Charging for the use of the administrative services was recommended by Sir David Henshaw’s independent 2006 report on child support redesign as a means of incentivising private arrangements, which can be more successful, thereby helping child welfare through increased compliance and reducing the impact on the taxpayer by offsetting operating costs.
Henshaw suggested that, because successful private arrangements require both parents to co-operate, there is a rationale for charging both the parent with care and non-resident parent for using the service, outlining the complementary measures of charging an application fee and charging a percentage of maintenance for using the collection service.
We know that collaboration between parents means better outcomes for children, while resorting to the statutory system can engender conflict between parents. Therefore, the Government’s strategy is to support parents to take as much responsibility as possible for arranging support for their children, rather than defaulting into the statutory system.
The charges that we detail in this paper reflect the rationale and suggestions of the Henshaw report, with the application fee encouraging parents to think carefully about their options before defaulting into the statutory service, while collection fees will provide an ongoing financial incentive for both parents to collaborate and agree to pay and receive maintenance direct. Our client insight research supports this and
we have published this research in full on the Commission website.

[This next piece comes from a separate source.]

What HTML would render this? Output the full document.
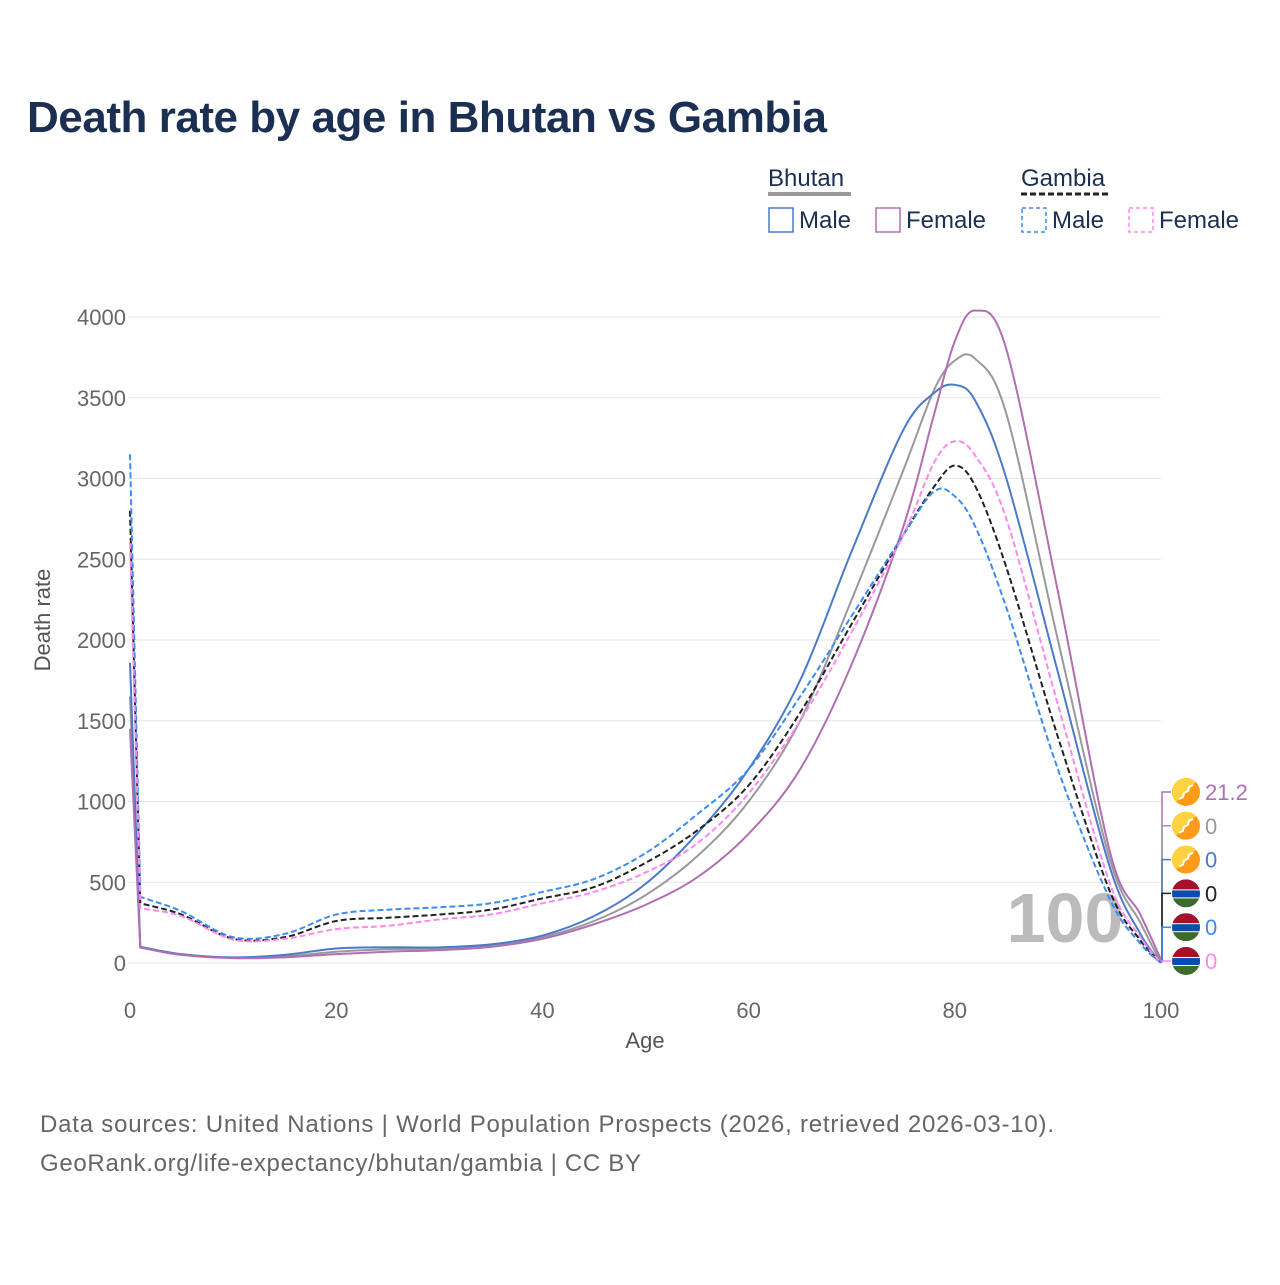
<!DOCTYPE html>
<html><head><meta charset="utf-8"><style>
body{margin:0;background:#fff;font-family:"Liberation Sans",sans-serif}
svg text{font-family:"Liberation Sans",sans-serif}
</style></head><body>
<svg width="1280" height="1280" viewBox="0 0 1280 1280">
<defs id="defs"></defs>
<text x="27" y="132" font-size="44" font-weight="bold" fill="#1b2f52" textLength="800">Death rate by age in Bhutan vs Gambia</text>
<g font-size="24" fill="#1b2f52">
<text x="768" y="186">Bhutan</text>
<line x1="768" y1="194" x2="851" y2="194" stroke="#999" stroke-width="4"/>
<text x="1021" y="186">Gambia</text>
<line x1="1021" y1="194" x2="1109" y2="194" stroke="#222" stroke-width="3" stroke-dasharray="6,3"/>
<g><rect x="769" y="208" width="24" height="24" fill="none" stroke="#4a7ac9" stroke-width="1.5"/><text x="799" y="228">Male</text></g>
<g><rect x="876" y="208" width="24" height="24" fill="none" stroke="#b06fb0" stroke-width="1.5"/><text x="906" y="228">Female</text></g>
<g><rect x="1022" y="208" width="24" height="24" fill="none" stroke="#3b8cf5" stroke-width="1.5" stroke-dasharray="4,3"/><text x="1052" y="228">Male</text></g>
<g><rect x="1129" y="208" width="24" height="24" fill="none" stroke="#ff88ee" stroke-width="1.5" stroke-dasharray="4,3"/><text x="1159" y="228">Female</text></g>
</g>
<g id="grid"></g>
<text x="1065" y="942" font-size="70" font-weight="bold" fill="#bbb" text-anchor="middle">100</text>
<g id="axes"></g>
<g id="lines"></g>
<g id="labels"></g>
<text x="645" y="1048" font-size="22" fill="#555" text-anchor="middle">Age</text>
<text transform="translate(50,620) rotate(-90)" font-size="22" fill="#555" text-anchor="middle">Death rate</text>
<text x="40" y="1132" font-size="24" fill="#666" textLength="1014">Data sources: United Nations | World Population Prospects (2026, retrieved 2026-03-10).</text>
<text x="40" y="1171" font-size="24" fill="#666" textLength="601">GeoRank.org/life-expectancy/bhutan/gambia | CC BY</text>
</svg>
<script>
const xTicks=[0,20,40,60,80,100];
const yTicks=[0,500,1000,1500,2000,2500,3000,3500,4000];
const ages=[0,1,5,10,15,20,25,30,35,40,45,50,55,60,65,70,75,78,80,82,85,90,95,98,100];
const bhutanTotal=[1650,97,52,32,40,70,85,90,110,160,260,420,660,1000,1500,2250,3050,3550,3730,3740,3400,2000,650,250,0];
const bhutanMale=[1860,100,55,35,50,90,97,97,115,170,290,490,800,1200,1750,2550,3300,3530,3580,3480,3000,1800,600,180,0];
const bhutanFemale=[1450,95,50,30,35,55,70,80,100,150,240,360,530,800,1200,1850,2700,3400,3850,4040,3800,2300,700,300,21.2];
const gambiaTotal=[2800,370,300,150,160,260,280,300,330,400,470,620,820,1100,1550,2100,2650,2950,3080,2950,2450,1400,450,140,0];
const gambiaMale=[3150,410,320,160,180,300,330,345,370,440,520,680,920,1200,1650,2150,2650,2920,2890,2700,2200,1200,400,120,0];
const gambiaFemale=[2600,340,290,145,150,210,230,270,300,370,440,560,740,1050,1500,2050,2650,3100,3230,3140,2750,1600,500,160,0];
const X=v=>130+v*10.31, Y=v=>963-v*0.1615;
const NS="http://www.w3.org/2000/svg";
function mk(t,a,p){const e=document.createElementNS(NS,t);for(const k in a)e.setAttribute(k,a[k]);p.appendChild(e);return e;}
const grid=document.getElementById('grid'),axes=document.getElementById('axes');
yTicks.forEach(t=>{
 const l=mk('line',{x1:128,x2:1161,y1:Y(t),y2:Y(t),stroke:'#e6e6e6','stroke-width':1},grid);
 
 
 const tx=mk('text',{x:126,y:Y(t)+8,'font-size':22,fill:'#666','text-anchor':'end'},axes);tx.textContent=t;
 
 
});
xTicks.forEach(t=>{
 const tx=mk('text',{x:X(t),y:1018,'font-size':22,fill:'#666','text-anchor':'middle'},axes);tx.textContent=t;
 
 
});
function path(vals){
 const p=ages.map((a,i)=>[X(a),Y(vals[i])]);
 let d='M'+p[0][0]+','+p[0][1];
 for(let i=0;i<p.length-1;i++){
  const p0=p[Math.max(0,i-1)],p1=p[i],p2=p[i+1],p3=p[Math.min(p.length-1,i+2)];
  if(i==0){d+='L'+p2[0]+','+p2[1];continue;}
  const c1=[p1[0]+(p2[0]-p0[0])/6,p1[1]+(p2[1]-p0[1])/6];
  const c2=[p2[0]-(p3[0]-p1[0])/6,p2[1]-(p3[1]-p1[1])/6];
  if(i==1){c1[0]=p1[0]+(p2[0]-p1[0])/3;c1[1]=p1[1]+(p2[1]-p1[1])/3;}
  d+='C'+c1+' '+c2+' '+p2;
 }
 return d;
}
const series=[
 [bhutanTotal,'#999',null,'line-bhutan-total'],
 [bhutanMale,'#4a7ac9',null,'line-bhutan-male'],
 [bhutanFemale,'#b06fb0',null,'line-bhutan-female'],
 [gambiaTotal,'#222','6,3','line-gambia-total'],
 [gambiaMale,'#3b8cf5','6,3','line-gambia-male'],
 [gambiaFemale,'#ff88ee','6,3','line-gambia-female']];
const lines=document.getElementById('lines');
series.forEach(s=>{
 const a={d:path(s[0]),fill:'none',stroke:s[1],'stroke-width':2};
 if(s[2])a['stroke-dasharray']=s[2];
 const e=mk('path',a,lines);
 
 
});
const labels=document.getElementById('labels'),defs=document.getElementById('defs');
const order=[[bhutanFemale,'#b06fb0','b'],[bhutanTotal,'#999','b'],[bhutanMale,'#4a7ac9','b'],[gambiaTotal,'#222','g'],[gambiaMale,'#3b8cf5','g'],[gambiaFemale,'#ff88ee','g']];
order.forEach((o,i)=>{
 const ly=792+i*33.8, last=o[0][o[0].length-1], cx=1186, r=14;
 const cp=mk('clipPath',{id:'fc'+i},defs);
 mk('circle',{cx:cx,cy:ly,r:r},cp);
 const g=mk('g',{},labels);
 
 
 mk('path',{d:`M1162,${Y(last)} L1162,${ly} L1171,${ly}`,fill:'none',stroke:o[1],'stroke-width':1.5},g);
 const f=mk('g',{'clip-path':`url(#fc${i})`},g);
 if(o[2]=='b'){
  mk('rect',{x:cx-r,y:ly-r,width:28,height:28,fill:'#ff9a1a'},f);
  mk('path',{d:`M${cx-r},${ly+r} L${cx-r},${ly-r} L${cx+r},${ly-r}Z`,fill:'#ffd23f'},f);
  mk('path',{d:`M${cx-7},${ly+7} l4,-2 l1,-4 l4,-2 l1,-4 l4,-2`,fill:'none',stroke:'#fff','stroke-width':2},f);
 }else{
  mk('rect',{x:cx-r,y:ly-r,width:28,height:28,fill:'#3d6b2a'},f);
  mk('rect',{x:cx-r,y:ly-r,width:28,height:10,fill:'#a6102a'},f);
  mk('rect',{x:cx-r,y:ly-4,width:28,height:9,fill:'#fff'},f);
  mk('rect',{x:cx-r,y:ly-3,width:28,height:7,fill:'#0c4bb0'},f);
 }
 const t=mk('text',{x:1205,y:ly+8,'font-size':22,fill:o[1]},g);
 t.textContent=String(last);
});
</script>
</body></html>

Charging for child maintenance services will not generate an overall surplus or ‘profit’ for the Government, although it will reduce the net cost of providing those services; In 2011/12 the Commission spent £428 million on delivering statutory child support services. Combined with significant efficiencies achieved by the new system, charging for some child maintenance services will mean that the net cost of the administrative system is anticipated to drop to just £174 million by 2018/19.